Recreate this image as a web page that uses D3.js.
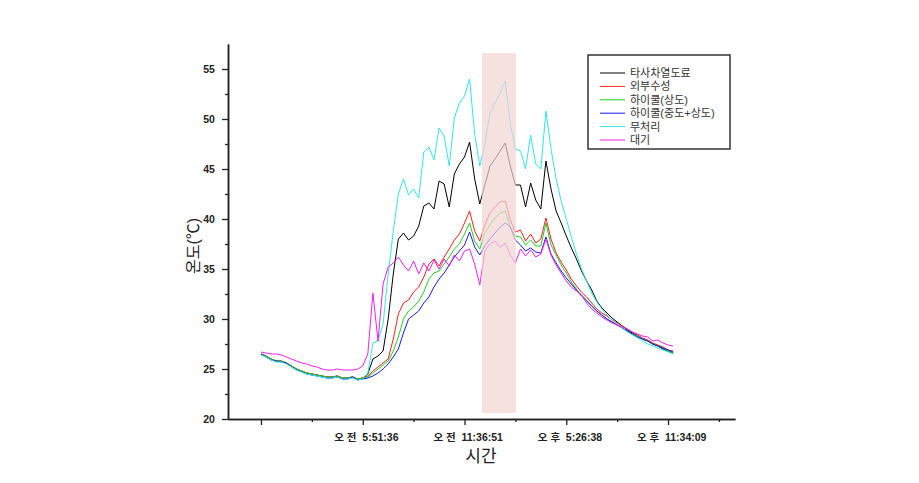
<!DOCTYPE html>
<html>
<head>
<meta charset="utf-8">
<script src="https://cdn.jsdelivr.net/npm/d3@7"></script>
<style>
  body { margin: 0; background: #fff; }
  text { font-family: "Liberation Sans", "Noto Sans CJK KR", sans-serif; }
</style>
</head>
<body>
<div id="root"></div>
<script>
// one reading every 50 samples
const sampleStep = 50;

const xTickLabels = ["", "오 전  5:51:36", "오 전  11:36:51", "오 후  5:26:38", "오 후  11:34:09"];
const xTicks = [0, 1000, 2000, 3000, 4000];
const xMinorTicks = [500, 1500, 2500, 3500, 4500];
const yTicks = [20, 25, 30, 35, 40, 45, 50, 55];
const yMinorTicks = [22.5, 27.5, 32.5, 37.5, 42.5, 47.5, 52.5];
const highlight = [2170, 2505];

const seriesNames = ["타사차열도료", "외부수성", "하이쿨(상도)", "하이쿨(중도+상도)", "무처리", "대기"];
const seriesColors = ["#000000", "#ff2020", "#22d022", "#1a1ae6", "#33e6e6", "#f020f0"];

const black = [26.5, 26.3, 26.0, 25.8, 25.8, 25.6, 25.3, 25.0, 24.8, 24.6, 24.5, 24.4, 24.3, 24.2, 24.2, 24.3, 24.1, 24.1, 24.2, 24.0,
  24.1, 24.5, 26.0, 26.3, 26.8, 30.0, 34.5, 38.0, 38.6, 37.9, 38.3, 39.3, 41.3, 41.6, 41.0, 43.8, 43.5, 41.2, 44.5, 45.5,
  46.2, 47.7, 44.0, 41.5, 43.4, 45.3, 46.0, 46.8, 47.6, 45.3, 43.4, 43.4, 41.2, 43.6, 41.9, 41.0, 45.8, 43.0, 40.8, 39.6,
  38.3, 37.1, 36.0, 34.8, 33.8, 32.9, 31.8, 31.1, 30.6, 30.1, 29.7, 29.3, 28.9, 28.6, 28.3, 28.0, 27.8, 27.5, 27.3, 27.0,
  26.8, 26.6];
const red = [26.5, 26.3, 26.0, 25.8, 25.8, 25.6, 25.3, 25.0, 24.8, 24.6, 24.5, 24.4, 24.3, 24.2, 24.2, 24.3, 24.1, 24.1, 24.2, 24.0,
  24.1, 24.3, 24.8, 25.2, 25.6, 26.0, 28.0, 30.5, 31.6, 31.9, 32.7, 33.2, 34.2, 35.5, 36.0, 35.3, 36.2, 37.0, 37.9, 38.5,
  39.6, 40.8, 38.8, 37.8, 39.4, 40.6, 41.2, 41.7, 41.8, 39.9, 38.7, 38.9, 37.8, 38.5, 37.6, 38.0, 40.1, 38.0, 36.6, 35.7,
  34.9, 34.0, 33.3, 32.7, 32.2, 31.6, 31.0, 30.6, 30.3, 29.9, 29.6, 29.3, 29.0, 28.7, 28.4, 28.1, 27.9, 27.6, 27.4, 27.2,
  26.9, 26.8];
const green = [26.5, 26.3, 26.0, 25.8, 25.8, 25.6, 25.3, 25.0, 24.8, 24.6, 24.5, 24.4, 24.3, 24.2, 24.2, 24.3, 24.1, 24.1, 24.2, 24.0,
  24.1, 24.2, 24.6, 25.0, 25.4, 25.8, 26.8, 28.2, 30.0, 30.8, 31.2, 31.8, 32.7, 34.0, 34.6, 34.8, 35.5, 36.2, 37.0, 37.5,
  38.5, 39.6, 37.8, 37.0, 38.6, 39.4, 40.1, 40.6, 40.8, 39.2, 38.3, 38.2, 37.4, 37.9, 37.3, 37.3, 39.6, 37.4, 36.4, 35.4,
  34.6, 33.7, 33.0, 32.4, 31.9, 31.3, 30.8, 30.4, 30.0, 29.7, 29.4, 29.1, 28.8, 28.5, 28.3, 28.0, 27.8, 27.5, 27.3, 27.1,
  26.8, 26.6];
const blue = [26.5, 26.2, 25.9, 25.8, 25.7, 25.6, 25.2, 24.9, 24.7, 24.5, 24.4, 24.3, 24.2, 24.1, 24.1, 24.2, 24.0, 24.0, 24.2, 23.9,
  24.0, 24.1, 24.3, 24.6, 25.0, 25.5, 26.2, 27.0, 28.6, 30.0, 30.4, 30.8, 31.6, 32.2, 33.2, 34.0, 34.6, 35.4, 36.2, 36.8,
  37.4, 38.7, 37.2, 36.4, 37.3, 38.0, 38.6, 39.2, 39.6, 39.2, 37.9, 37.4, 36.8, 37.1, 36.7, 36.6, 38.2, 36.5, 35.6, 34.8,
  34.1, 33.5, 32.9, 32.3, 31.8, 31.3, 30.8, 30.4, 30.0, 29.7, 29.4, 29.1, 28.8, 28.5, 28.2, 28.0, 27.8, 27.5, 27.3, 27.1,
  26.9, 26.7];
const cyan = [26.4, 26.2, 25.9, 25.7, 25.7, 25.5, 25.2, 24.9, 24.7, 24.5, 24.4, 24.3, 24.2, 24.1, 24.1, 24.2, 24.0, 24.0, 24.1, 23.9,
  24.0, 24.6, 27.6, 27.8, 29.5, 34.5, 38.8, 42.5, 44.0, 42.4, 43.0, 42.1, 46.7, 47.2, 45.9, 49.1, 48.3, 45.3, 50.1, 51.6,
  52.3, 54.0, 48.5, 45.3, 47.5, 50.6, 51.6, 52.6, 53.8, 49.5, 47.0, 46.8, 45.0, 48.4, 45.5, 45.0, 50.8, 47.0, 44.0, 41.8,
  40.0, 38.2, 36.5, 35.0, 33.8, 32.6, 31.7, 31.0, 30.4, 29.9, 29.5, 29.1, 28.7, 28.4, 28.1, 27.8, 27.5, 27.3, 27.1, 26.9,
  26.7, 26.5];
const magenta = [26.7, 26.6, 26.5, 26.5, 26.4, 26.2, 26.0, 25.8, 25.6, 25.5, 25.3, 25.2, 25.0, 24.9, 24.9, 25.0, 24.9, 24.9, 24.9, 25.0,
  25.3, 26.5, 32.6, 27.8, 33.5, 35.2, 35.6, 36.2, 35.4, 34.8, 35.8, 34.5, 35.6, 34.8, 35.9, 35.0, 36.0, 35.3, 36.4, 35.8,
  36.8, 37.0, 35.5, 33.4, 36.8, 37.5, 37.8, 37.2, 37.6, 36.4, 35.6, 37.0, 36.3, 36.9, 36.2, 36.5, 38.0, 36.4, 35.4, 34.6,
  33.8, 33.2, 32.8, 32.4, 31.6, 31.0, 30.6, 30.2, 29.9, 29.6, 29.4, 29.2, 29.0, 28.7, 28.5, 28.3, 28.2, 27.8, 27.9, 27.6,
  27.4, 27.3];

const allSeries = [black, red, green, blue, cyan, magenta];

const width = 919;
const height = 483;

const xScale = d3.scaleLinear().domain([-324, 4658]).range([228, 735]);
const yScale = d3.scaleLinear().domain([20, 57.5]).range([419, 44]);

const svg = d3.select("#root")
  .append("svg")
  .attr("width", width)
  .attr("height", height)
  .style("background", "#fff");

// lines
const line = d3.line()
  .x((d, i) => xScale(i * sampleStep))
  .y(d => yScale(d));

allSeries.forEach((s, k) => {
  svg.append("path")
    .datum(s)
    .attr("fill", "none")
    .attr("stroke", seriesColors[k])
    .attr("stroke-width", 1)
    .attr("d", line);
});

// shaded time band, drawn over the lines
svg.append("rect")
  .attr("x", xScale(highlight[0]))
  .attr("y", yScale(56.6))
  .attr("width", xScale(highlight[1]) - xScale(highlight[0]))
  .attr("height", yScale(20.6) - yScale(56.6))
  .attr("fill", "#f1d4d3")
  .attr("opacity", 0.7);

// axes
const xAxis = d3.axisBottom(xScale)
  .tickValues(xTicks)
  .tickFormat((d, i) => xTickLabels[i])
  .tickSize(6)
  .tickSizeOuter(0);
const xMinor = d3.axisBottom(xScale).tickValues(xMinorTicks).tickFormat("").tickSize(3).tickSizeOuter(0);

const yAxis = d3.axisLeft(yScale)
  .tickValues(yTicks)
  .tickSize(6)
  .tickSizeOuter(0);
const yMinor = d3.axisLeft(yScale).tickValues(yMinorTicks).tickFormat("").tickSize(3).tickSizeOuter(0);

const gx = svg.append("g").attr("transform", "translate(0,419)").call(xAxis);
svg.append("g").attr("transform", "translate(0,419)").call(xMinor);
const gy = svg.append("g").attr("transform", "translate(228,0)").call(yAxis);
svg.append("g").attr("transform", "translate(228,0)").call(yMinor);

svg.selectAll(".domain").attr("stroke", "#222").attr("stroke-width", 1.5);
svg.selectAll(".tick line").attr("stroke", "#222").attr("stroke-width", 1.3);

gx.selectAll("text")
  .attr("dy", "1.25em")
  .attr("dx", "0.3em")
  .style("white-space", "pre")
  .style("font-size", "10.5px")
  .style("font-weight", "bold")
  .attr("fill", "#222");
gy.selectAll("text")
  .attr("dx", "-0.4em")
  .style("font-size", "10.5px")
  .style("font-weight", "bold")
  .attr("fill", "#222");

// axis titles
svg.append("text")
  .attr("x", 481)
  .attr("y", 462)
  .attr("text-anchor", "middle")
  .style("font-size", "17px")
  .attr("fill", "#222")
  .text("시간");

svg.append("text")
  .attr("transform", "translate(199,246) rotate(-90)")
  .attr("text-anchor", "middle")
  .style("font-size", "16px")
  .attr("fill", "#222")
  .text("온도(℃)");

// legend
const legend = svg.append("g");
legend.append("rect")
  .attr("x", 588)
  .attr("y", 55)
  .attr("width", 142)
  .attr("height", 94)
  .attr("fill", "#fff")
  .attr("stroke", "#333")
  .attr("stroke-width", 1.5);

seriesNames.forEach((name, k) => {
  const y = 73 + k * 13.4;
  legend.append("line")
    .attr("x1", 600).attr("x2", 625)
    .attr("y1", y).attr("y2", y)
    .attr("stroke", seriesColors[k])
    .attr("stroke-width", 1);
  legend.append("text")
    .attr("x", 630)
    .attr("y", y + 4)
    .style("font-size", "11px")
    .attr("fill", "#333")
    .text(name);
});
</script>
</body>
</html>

────────────────

- [What is required] Skip the pictures and restate exactly the lines from the beginning of the listing to the line with "const sampleStep = 50;", that line included.

- [Final result]
Recreate this image as a web page that uses D3.js.
<!DOCTYPE html>
<html>
<head>
<meta charset="utf-8">
<script src="https://cdn.jsdelivr.net/npm/d3@7"></script>
<style>
  body { margin: 0; background: #fff; }
  text { font-family: "Liberation Sans", "Noto Sans CJK KR", sans-serif; }
</style>
</head>
<body>
<div id="root"></div>
<script>
// one reading every 50 samples
const sampleStep = 50;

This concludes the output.